运行时的函数模板类型推导

Question

I am trying to understand why the following compiles/runs despite the template type being resolved at run time. Is it because the if/else calls to f alone are enough to tell the compiler to create void f<double>(double) and void f<std::string>(std::string) ?

test.hpp

#include <type_traits>
#include <string>
#include <iostream>

template <typename T>
void f(T x) {
    if(std::is_same<T, std::string>::value)
        std::cout << "String: " << x;
}

test.cpp

#include <iostream>
#include "test.hpp"

int main(int, char** argv) {
    double x(std::stod(argv[1]));

    if(x < 42) f(x);
    else f(std::to_string(x));

    return 0;
}

---

$ (clan)g++ -std=c++14 test.cpp
$ ./a.exe 41

$ ./a.exe 43
String: 43.000000

Answer 1

There is no run time template deduction going on here. When you have

if(x < 42) f(x);

The compiler knows, at compile time, that x is a double so it stamps out

void f<double>(double)

Then in

else f(std::to_string(x));

The compiler knows the return type of std::to_string is a std::string so it stamps out a

void f<std::string>(std::string)

To use. Both functions exist at the same time and only one gets called at run time depending on what input you give the program.
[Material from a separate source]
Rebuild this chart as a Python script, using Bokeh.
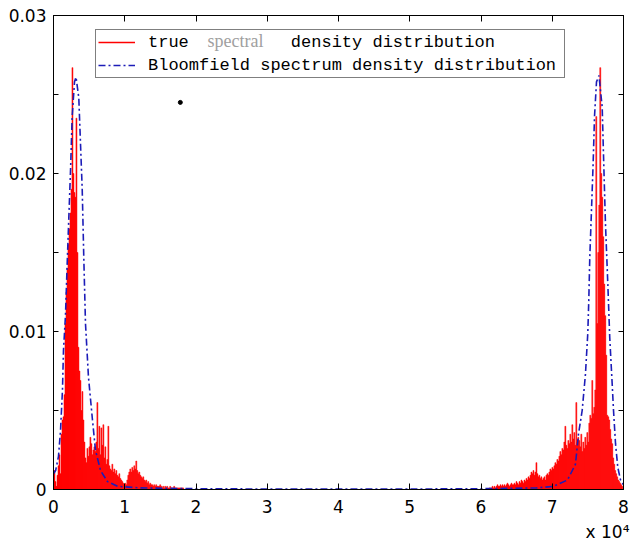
import numpy as np
from bokeh.plotting import figure
from bokeh.models import (Range1d, FixedTicker, LinearAxis, Legend, LegendItem,
                          Title, ColumnDataSource)
from bokeh.embed import file_html
from bokeh.resources import INLINE

# ---------------- data ----------------
BIN_STEP = 140          # frequency bin width of the periodogram bars
left_start = 0          # first bin of the low-frequency cluster
right_start = 61200     # first bin of the high-frequency cluster

left_true = [
    0.0003, 0.0012, 0.0005, 0.0002, 0.0009, 0.0015, 0.0022, 0.0010, 0.0035, 0.0044,
    0.0046, 0.0060, 0.0105, 0.0125, 0.0140, 0.0155, 0.0165, 0.0175, 0.0190, 0.0267,
    0.0200, 0.0188, 0.0185, 0.0235, 0.0150, 0.0090, 0.0075, 0.0069, 0.0050, 0.0062,
    0.0044, 0.0030, 0.0020, 0.0017, 0.0026, 0.0021, 0.0027, 0.0033, 0.0029, 0.0022,
    0.0025, 0.0027, 0.0024, 0.0030, 0.0055, 0.0026, 0.0040, 0.0022, 0.0039, 0.0028,
    0.0041, 0.0020, 0.0027, 0.0016, 0.0019, 0.0040, 0.0015, 0.0013, 0.0012, 0.0016,
    0.0011, 0.0013, 0.0010, 0.0012, 0.0009, 0.0008, 0.0010, 0.0007, 0.0006, 0.0005,
    0.0004, 0.0003, 0.0004, 0.0003, 0.0006, 0.0009, 0.0011, 0.0013, 0.0011, 0.0014,
    0.0012, 0.0015, 0.0013, 0.0018, 0.0012, 0.0010, 0.0011, 0.0009, 0.0008, 0.0007,
    0.0008, 0.0006, 0.0005, 0.0006, 0.0004, 0.0005, 0.0003, 0.0004, 0.0003, 0.0003,
    0.0002, 0.0003, 0.0002, 0.0003, 0.0002, 0.0002, 0.0002, 0.0003, 0.0002, 0.0001,
    0.0002, 0.0001, 0.0002, 0.0001, 0.0002, 0.0001, 0.0001, 0.0002, 0.0001, 0.0001,
    0.0001, 0.0002, 0.0001, 0.0001, 0.0001, 0.0001, 0.0001, 0.0001, 0.0001, 0.0001,
    0.0001,
]

right_true = [
    0.0001, 0.0001, 0.0001, 0.0002, 0.0001, 0.0002, 0.0001, 0.0002, 0.0003, 0.0002,
    0.0002, 0.0003, 0.0002, 0.0003, 0.0002, 0.0003, 0.0002, 0.0003, 0.0004, 0.0003,
    0.0002, 0.0003, 0.0004, 0.0003, 0.0003, 0.0004, 0.0003, 0.0005, 0.0004, 0.0003,
    0.0005, 0.0004, 0.0006, 0.0005, 0.0004, 0.0006, 0.0005, 0.0007, 0.0006, 0.0008,
    0.0007, 0.0009, 0.0011, 0.0010, 0.0012, 0.0009, 0.0011, 0.0017, 0.0010, 0.0008,
    0.0009, 0.0007, 0.0008, 0.0006, 0.0007, 0.0008, 0.0006, 0.0009, 0.0010, 0.0009,
    0.0011, 0.0013, 0.0012, 0.0014, 0.0013, 0.0015, 0.0017, 0.0016, 0.0019, 0.0018,
    0.0021, 0.0024, 0.0022, 0.0026, 0.0025, 0.0030, 0.0040, 0.0028, 0.0026, 0.0031,
    0.0029, 0.0035, 0.0030, 0.0041, 0.0032, 0.0036, 0.0028, 0.0055, 0.0030, 0.0033,
    0.0031, 0.0027, 0.0035, 0.0024, 0.0030, 0.0026, 0.0033, 0.0028, 0.0036, 0.0030,
    0.0042, 0.0047, 0.0045, 0.0069, 0.0048, 0.0052, 0.0063, 0.0236, 0.0105, 0.0150,
    0.0180, 0.0267, 0.0200, 0.0185, 0.0160, 0.0130, 0.0110, 0.0085, 0.0047, 0.0046,
    0.0044, 0.0038, 0.0032, 0.0029, 0.0020, 0.0016, 0.0012, 0.0010, 0.0008, 0.0006,
    0.0005, 0.0004, 0.0003, 0.0002,
]

bloom_freq = [0, 300, 700, 980, 1260, 1400, 1680, 1920, 2150, 2390, 2620, 2950, 3160,
              3550, 3790, 4030, 4250, 4490, 4910, 5470, 5890, 6600, 7580, 8980, 12200,
              20000, 30000, 40000, 50000, 60000, 67800, 70175, 72140, 73260, 73680,
              74200, 74660, 74990, 75130, 75270, 75470, 75750, 75930, 76210, 76560,
              77010, 77230, 77470, 77800, 78070, 78410, 78600, 78880, 79200, 79580, 80000]
bloom_dens = [0.0010, 0.0012, 0.0021, 0.0037, 0.0063, 0.0088, 0.0110, 0.0143, 0.0172,
              0.0202, 0.0236, 0.0258, 0.0261, 0.0248, 0.0219, 0.0190, 0.0147, 0.0105,
              0.0071, 0.0044, 0.0025, 0.0012, 0.0005, 0.0002, 0.0001, 0.00005, 0.00003,
              0.00003, 0.00003, 0.00005, 0.0001, 0.0002, 0.0006, 0.0016, 0.0035, 0.0050,
              0.0073, 0.0099, 0.0120, 0.0147, 0.0172, 0.0208, 0.0236, 0.0258, 0.0262,
              0.0242, 0.0206, 0.0168, 0.0130, 0.0096, 0.0067, 0.0050, 0.0029, 0.0014,
              0.0006, 0.0003]

stray_x = [17800]
stray_y = [0.0245]

x_ticks = [0, 10000, 20000, 30000, 40000, 50000, 60000, 70000, 80000]
x_tick_labels = ["0", "1", "2", "3", "4", "5", "6", "7", "8"]
y_ticks = [0, 0.01, 0.02, 0.03]
y_tick_labels = ["0", "0.01", "0.02", "0.03"]
y_minor_ticks = [0.005, 0.015, 0.025]

legend_labels = ["true" + "\u00a0" * 10 + "density distribution",
                 "Bloomfield spectrum density distribution"]
gray_word = "spectral"
gray_word_x = [21614]
gray_word_y = [0.02840]
exponent_text = "x 10\u2074"

# ---------------- figure ----------------
p = figure(width=634, height=545, output_backend="svg", toolbar_location=None,
           x_range=Range1d(0, 80000), y_range=Range1d(0, 0.03),
           min_border_left=53, min_border_right=11, min_border_top=15,
           min_border_bottom=56, background_fill_color="white",
           border_fill_color="white")
p.xgrid.visible = False
p.ygrid.visible = False
p.outline_line_color = "black"
p.outline_line_width = 1
p.outline_line_alpha = 1

TICK_FONT = "DejaVu Sans"

xa = p.xaxis[0]
xa.ticker = FixedTicker(ticks=x_ticks)
xa.major_label_overrides = dict(zip(x_ticks, x_tick_labels))
xa.major_tick_in = 6
xa.major_tick_out = 0
xa.minor_tick_in = 0
xa.minor_tick_out = 0
xa.major_label_standoff = 10
xa.major_label_text_font = TICK_FONT
xa.major_label_text_font_size = "17px"
xa.major_label_text_color = "black"
xa.axis_line_color = "black"

ya = p.yaxis[0]
ya.ticker = FixedTicker(ticks=y_ticks, minor_ticks=y_minor_ticks)
ya.major_label_overrides = dict(zip(y_ticks, y_tick_labels))
ya.major_tick_in = 5
ya.major_tick_out = 0
ya.minor_tick_in = 5
ya.minor_tick_out = 0
ya.minor_tick_line_color = "black"
ya.major_label_standoff = 7
ya.major_label_text_font = TICK_FONT
ya.major_label_text_font_size = "17px"
ya.major_label_text_color = "black"
ya.axis_line_color = "black"

top_axis = LinearAxis(ticker=FixedTicker(ticks=x_ticks),
                      major_label_overrides={t: "" for t in x_ticks},
                      major_label_text_font_size="1px", major_label_standoff=0,
                      major_tick_in=6, major_tick_out=0, minor_tick_in=0,
                      minor_tick_out=0, axis_line_color="black")
p.add_layout(top_axis, "above")
right_axis = LinearAxis(ticker=FixedTicker(ticks=y_ticks, minor_ticks=y_minor_ticks),
                        major_label_overrides={t: "" for t in y_ticks},
                        major_label_text_font_size="1px", major_label_standoff=0,
                        major_tick_in=5, major_tick_out=0, minor_tick_in=5,
                        minor_tick_out=0, minor_tick_line_color="black",
                        axis_line_color="black")
p.add_layout(right_axis, "right")

p.add_layout(Title(text=exponent_text, align="right", offset=-6, standoff=8,
                   text_font=TICK_FONT, text_font_size="17px",
                   text_font_style="normal", text_color="black"), "below")

# ---------------- marks ----------------
left_x = left_start + np.arange(len(left_true)) * BIN_STEP
right_x = right_start + np.arange(len(right_true)) * BIN_STEP
true_src = ColumnDataSource(data=dict(
    f=np.concatenate([left_x, right_x]),
    d=np.array(left_true + right_true)))
p.vbar(x="f", top="d", bottom=0, width=BIN_STEP, source=true_src,
       fill_color="#ff0000", line_color="#ff0000", line_width=0.5)

blue = p.line(bloom_freq, bloom_dens, line_color="#1c1cb8", line_width=1.6,
              line_dash="7 3 2 3")

p.scatter(stray_x, stray_y, marker="circle", size=4, fill_color="black",
          line_color="black")

# legend-only sample for the red series (one missing point, draws nothing)
red_leg = p.line(x=[np.nan], y=[np.nan], line_color="#ff0000", line_width=1.6)

p.text(x=gray_word_x, y=gray_word_y, text=[gray_word], text_font="Liberation Serif",
       text_font_size="18px", text_color="#a0a0a0", text_baseline="middle")

legend = Legend(items=[LegendItem(label=legend_labels[0], renderers=[red_leg]),
                       LegendItem(label=legend_labels[1], renderers=[blue])],
                location=(42, 411), margin=0, padding=2, spacing=3,
                label_height=20, glyph_height=20, glyph_width=37,
                label_standoff=13, label_width=414,
                label_text_font="Liberation Mono", label_text_font_size="17px",
                label_text_color="black", border_line_color="black",
                border_line_width=1, background_fill_alpha=0)
p.add_layout(legend)

open("out.html", "w").write(file_html(p, INLINE))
Lets look at this example code provided by chris in his comment . Using

#include <type_traits>

template <typename T>
__attribute__((used)) int f(T x) {
    if(std::is_same<T, int>::value)
        return 1;
    else
        return 2;
}

int main(int argc, char** argv) {
    if(argc > 1) return f(1);
    else return f(1.0);
}

Compiling with -O3 -std=c++1z -Wall -Wextra -pedantic generates the assembly

main:                                   # @main
        xor     eax, eax
        cmp     edi, 2
        setl    al
        inc     eax
        ret

int f<int>(int):                        # @int f<int>(int)
        mov     eax, 1
        ret

int f<double>(double):                  # @int f<double>(double)
        mov     eax, 2
        ret

As you can see both template functions exist in the assembly and it is just the if in main that decides which one to call at run time.

Answer 2

1. Compiler reads main , sees two calls to f , once with a string argument and once with an int

2. Generates two f s. Calls to both functions are embedded in main.

3. Your if statement causes one or another call. So there is no template resolution in runtime. Such thing does not exist.